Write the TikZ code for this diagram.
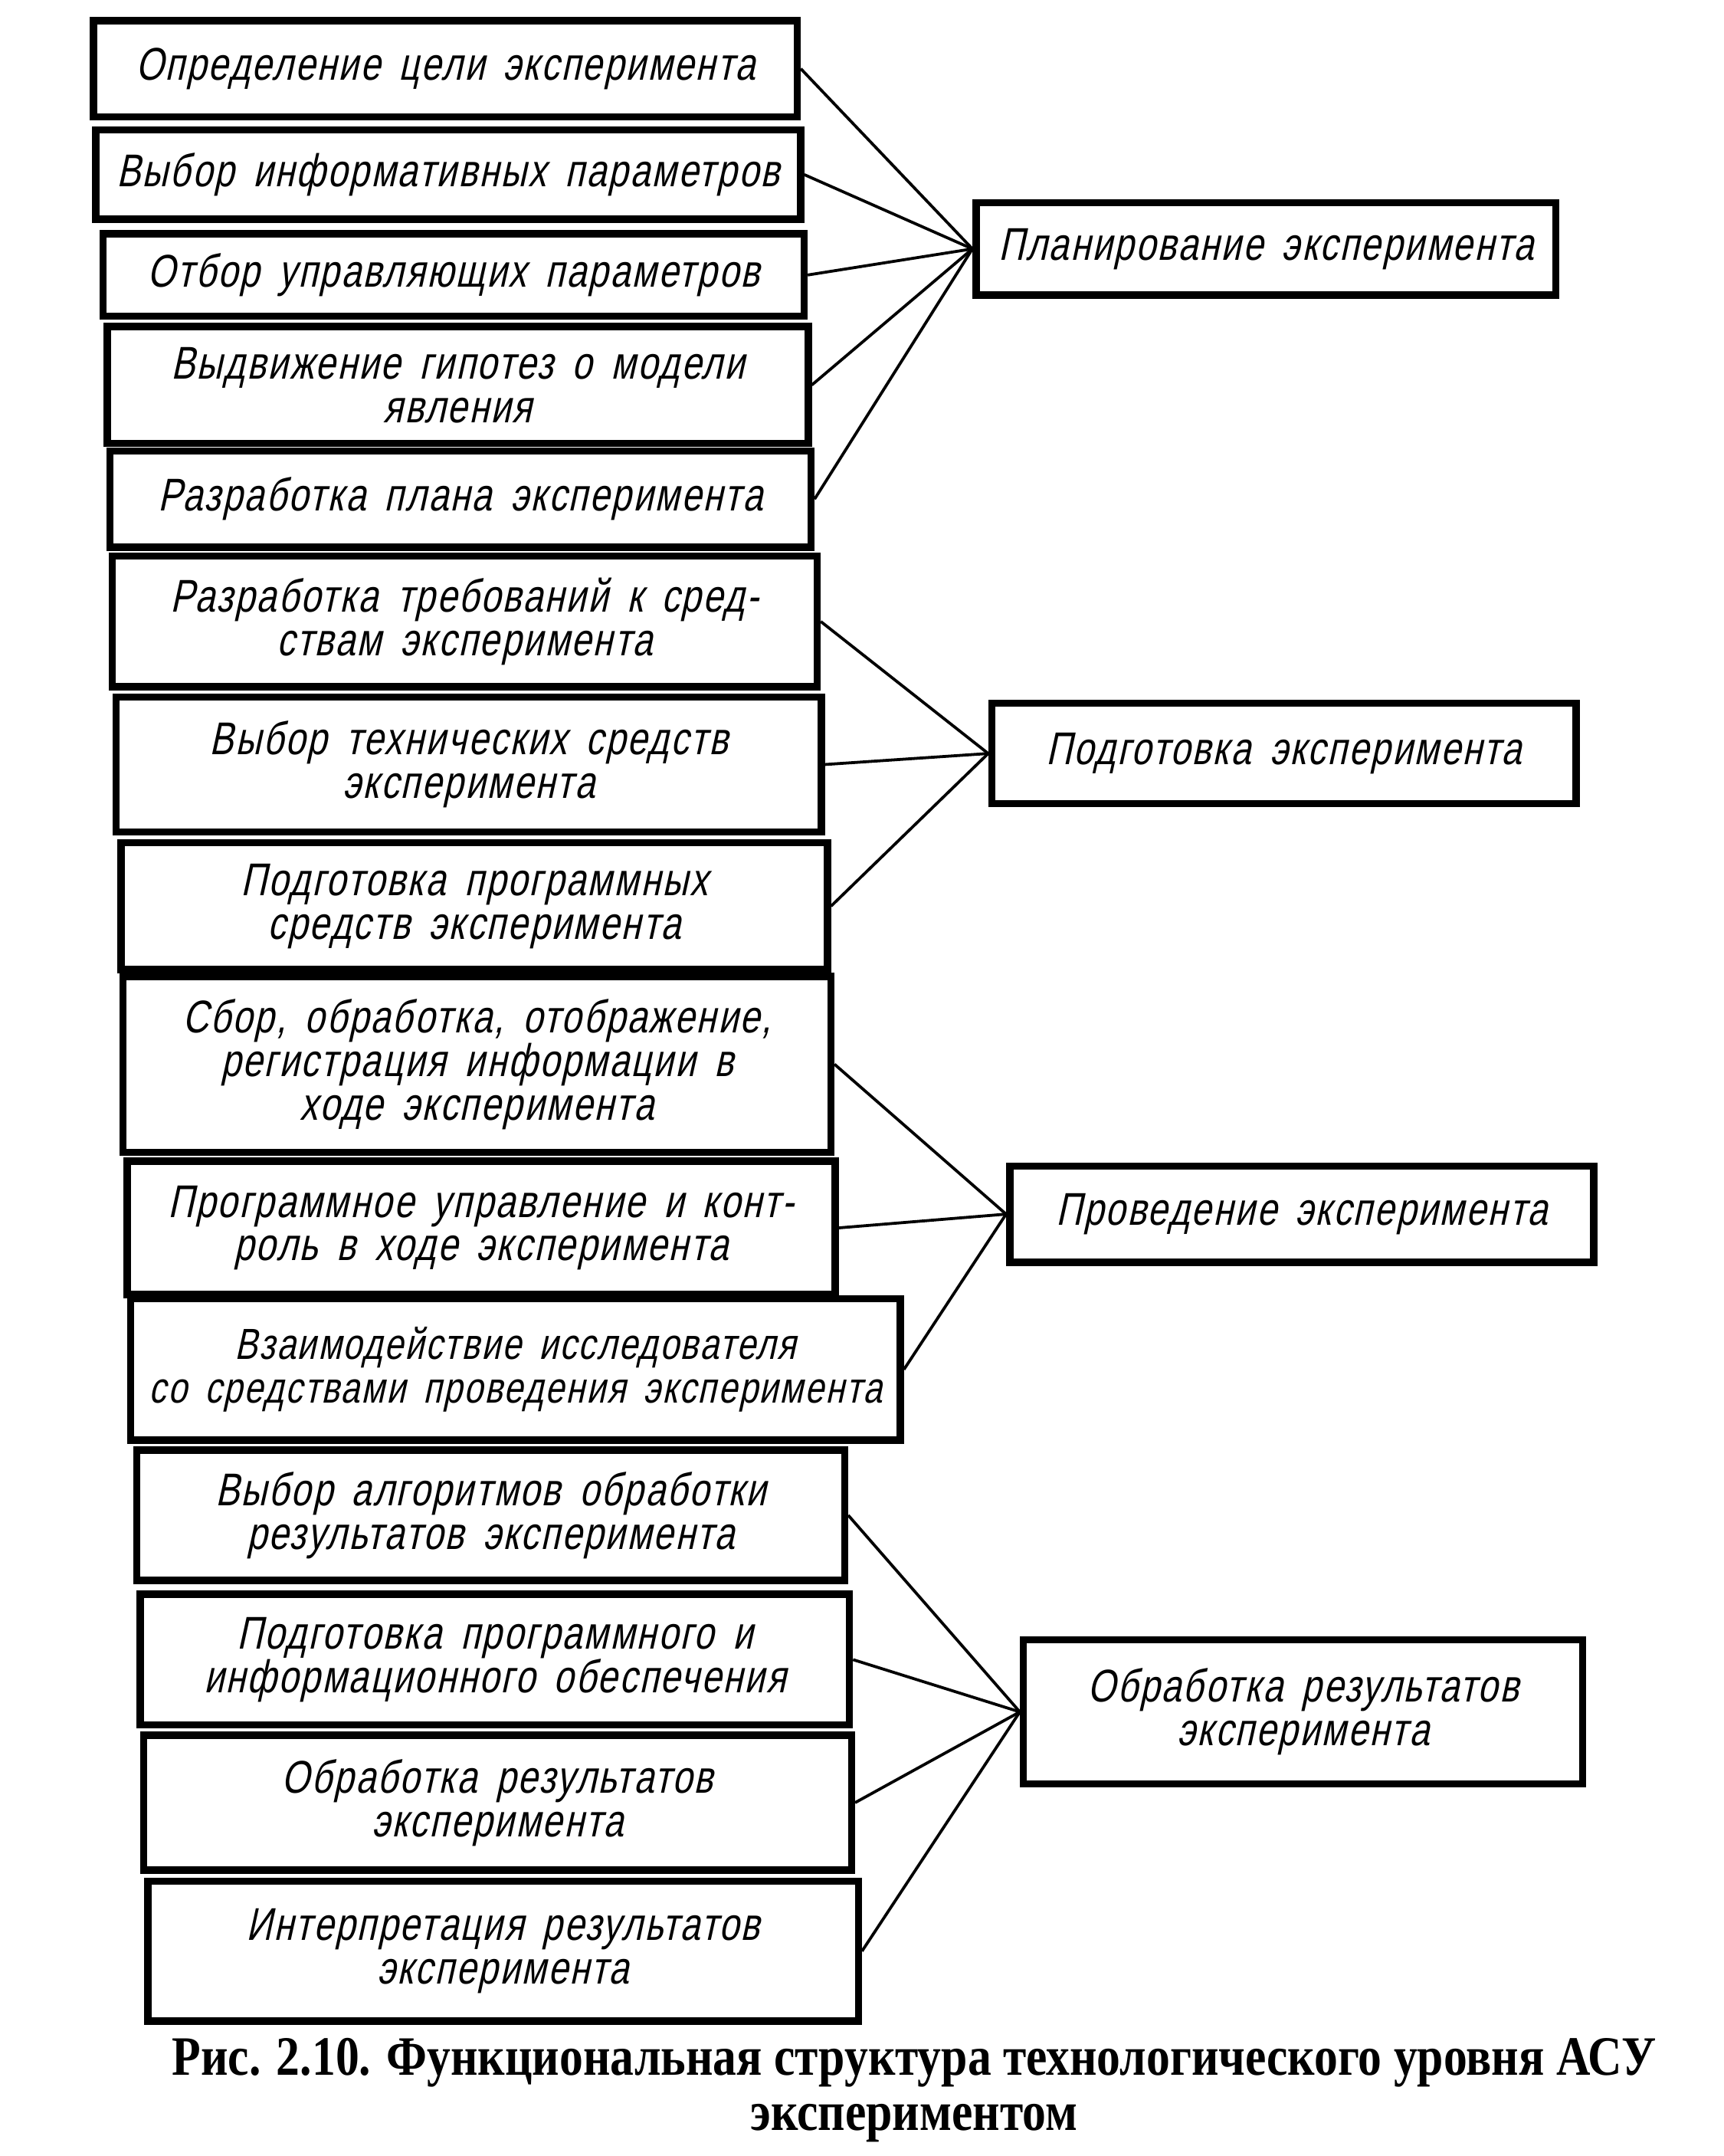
\documentclass[tikz,border=0pt]{standalone}
\usepackage{fontspec}
\newfontfamily\gostfont{Liberation Sans}[FakeSlant=0.22,FakeStretch=0.78,LetterSpace=4,WordSpace=1.6]
\newfontfamily\capfont{Liberation Serif}[FakeStretch=0.85]
\tikzset{
  stage/.style={draw,line width=3pt,inner sep=2pt,align=center,
    font=\fontsize{19}{18}\gostfont},
  link/.style={line width=1.2pt},
}
\begin{document}
\begin{tikzpicture}[x=0.02cm,y=-0.02cm]
   \useasboundingbox (0,0) rectangle (1254,1568);
   % left column: the single steps
   \node[stage,minimum width=10.24cm,minimum height=1.40cm] (p1) at (324,50) {Определение цели эксперимента};
   \node[stage,minimum width=10.26cm,minimum height=1.30cm] (p2) at (326,127) {Выбор информативных параметров};
   \node[stage,minimum width=10.20cm,minimum height=1.20cm] (p3) at (330,200) {Отбор управляющих параметров};
   \node[stage,minimum width=10.20cm,minimum height=1.70cm] (p4) at (333,280) {Выдвижение гипотез о модели\\явления};
   \node[stage,minimum width=10.20cm,minimum height=1.40cm] (p5) at (335,363) {Разработка плана эксперимента};
   \node[stage,minimum width=10.26cm,minimum height=1.90cm] (p6) at (338,452) {Разработка требований к сред-\\ствам эксперимента};
   \node[stage,minimum width=10.26cm,minimum height=1.96cm] (p7) at (341,556) {Выбор технических средств\\эксперимента};
   \node[stage,minimum width=10.28cm,minimum height=1.84cm] (p8) at (345,659) {Подготовка программных\\средств эксперимента};
   \node[stage,minimum width=10.30cm,minimum height=2.56cm] (p9) at (347,774) {Сбор, обработка, отображение,\\регистрация информации в\\ходе эксперимента};
   \node[stage,minimum width=10.30cm,minimum height=1.94cm] (p10) at (350,893) {Программное управление и конт-\\роль в ходе эксперимента};
   \node[stage,minimum width=11.20cm,minimum height=2.06cm,font=\fontsize{18}{18}\gostfont] (p11) at (375,996) {Взаимодействие исследователя\\со средствами проведения эксперимента};
   \node[stage,minimum width=10.30cm,minimum height=1.90cm] (p12) at (357,1102) {Выбор алгоритмов обработки\\результатов эксперимента};
   \node[stage,minimum width=10.32cm,minimum height=1.90cm] (p13) at (360,1207) {Подготовка программного и\\информационного обеспечения};
   \node[stage,minimum width=10.30cm,minimum height=1.96cm] (p14) at (362,1311) {Обработка результатов\\эксперимента};
   \node[stage,minimum width=10.34cm,minimum height=2.04cm] (p15) at (366,1419) {Интерпретация результатов\\эксперимента};
   % right column: the stages
   \node[stage,minimum width=8.44cm,minimum height=1.34cm] (plan) at (921,181) {Планирование эксперимента};
   \node[stage,minimum width=8.50cm,minimum height=1.46cm] (prep) at (934,548) {Подготовка эксперимента};
   \node[stage,minimum width=8.50cm,minimum height=1.40cm] (run) at (947,883) {Проведение эксперимента};
   \node[stage,minimum width=8.14cm,minimum height=2.10cm] (proc) at (948,1245) {Обработка результатов\\эксперимента};
   \foreach \i in {1,...,5} \draw[link] (p\i.east) -- (plan.west);
   \foreach \i in {6,7,8} \draw[link] (p\i.east) -- (prep.west);
   \foreach \i in {9,10,11} \draw[link] (p\i.east) -- (run.west);
   \foreach \i in {12,...,15} \draw[link] (p\i.east) -- (proc.west);
   \node[align=center,font=\fontsize{23}{23}\capfont\bfseries] (cap) at (665,1520)
     {Рис. 2.10. Функциональная структура технологического уровня АСУ\\экспериментом};
\end{tikzpicture}
\end{document}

TO BE DONE:
Write out again every line above exactly as given; the pictures do not belong in the copy.

RIGHT ANSWER:
Write the TikZ code for this diagram.
\documentclass[tikz,border=0pt]{standalone}
\usepackage{fontspec}
\newfontfamily\gostfont{Liberation Sans}[FakeSlant=0.22,FakeStretch=0.78,LetterSpace=4,WordSpace=1.6]
\newfontfamily\capfont{Liberation Serif}[FakeStretch=0.85]
\tikzset{
  stage/.style={draw,line width=3pt,inner sep=2pt,align=center,
    font=\fontsize{19}{18}\gostfont},
  link/.style={line width=1.2pt},
}
\begin{document}
\begin{tikzpicture}[x=0.02cm,y=-0.02cm]
   \useasboundingbox (0,0) rectangle (1254,1568);
   % left column: the single steps
   \node[stage,minimum width=10.24cm,minimum height=1.40cm] (p1) at (324,50) {Определение цели эксперимента};
   \node[stage,minimum width=10.26cm,minimum height=1.30cm] (p2) at (326,127) {Выбор информативных параметров};
   \node[stage,minimum width=10.20cm,minimum height=1.20cm] (p3) at (330,200) {Отбор управляющих параметров};
   \node[stage,minimum width=10.20cm,minimum height=1.70cm] (p4) at (333,280) {Выдвижение гипотез о модели\\явления};
   \node[stage,minimum width=10.20cm,minimum height=1.40cm] (p5) at (335,363) {Разработка плана эксперимента};
   \node[stage,minimum width=10.26cm,minimum height=1.90cm] (p6) at (338,452) {Разработка требований к сред-\\ствам эксперимента};
   \node[stage,minimum width=10.26cm,minimum height=1.96cm] (p7) at (341,556) {Выбор технических средств\\эксперимента};
   \node[stage,minimum width=10.28cm,minimum height=1.84cm] (p8) at (345,659) {Подготовка программных\\средств эксперимента};
   \node[stage,minimum width=10.30cm,minimum height=2.56cm] (p9) at (347,774) {Сбор, обработка, отображение,\\регистрация информации в\\ходе эксперимента};
   \node[stage,minimum width=10.30cm,minimum height=1.94cm] (p10) at (350,893) {Программное управление и конт-\\роль в ходе эксперимента};
   \node[stage,minimum width=11.20cm,minimum height=2.06cm,font=\fontsize{18}{18}\gostfont] (p11) at (375,996) {Взаимодействие исследователя\\со средствами проведения эксперимента};
   \node[stage,minimum width=10.30cm,minimum height=1.90cm] (p12) at (357,1102) {Выбор алгоритмов обработки\\результатов эксперимента};
   \node[stage,minimum width=10.32cm,minimum height=1.90cm] (p13) at (360,1207) {Подготовка программного и\\информационного обеспечения};
   \node[stage,minimum width=10.30cm,minimum height=1.96cm] (p14) at (362,1311) {Обработка результатов\\эксперимента};
   \node[stage,minimum width=10.34cm,minimum height=2.04cm] (p15) at (366,1419) {Интерпретация результатов\\эксперимента};
   % right column: the stages
   \node[stage,minimum width=8.44cm,minimum height=1.34cm] (plan) at (921,181) {Планирование эксперимента};
   \node[stage,minimum width=8.50cm,minimum height=1.46cm] (prep) at (934,548) {Подготовка эксперимента};
   \node[stage,minimum width=8.50cm,minimum height=1.40cm] (run) at (947,883) {Проведение эксперимента};
   \node[stage,minimum width=8.14cm,minimum height=2.10cm] (proc) at (948,1245) {Обработка результатов\\эксперимента};
   \foreach \i in {1,...,5} \draw[link] (p\i.east) -- (plan.west);
   \foreach \i in {6,7,8} \draw[link] (p\i.east) -- (prep.west);
   \foreach \i in {9,10,11} \draw[link] (p\i.east) -- (run.west);
   \foreach \i in {12,...,15} \draw[link] (p\i.east) -- (proc.west);
   \node[align=center,font=\fontsize{23}{23}\capfont\bfseries] (cap) at (665,1520)
     {Рис. 2.10. Функциональная структура технологического уровня АСУ\\экспериментом};
\end{tikzpicture}
\end{document}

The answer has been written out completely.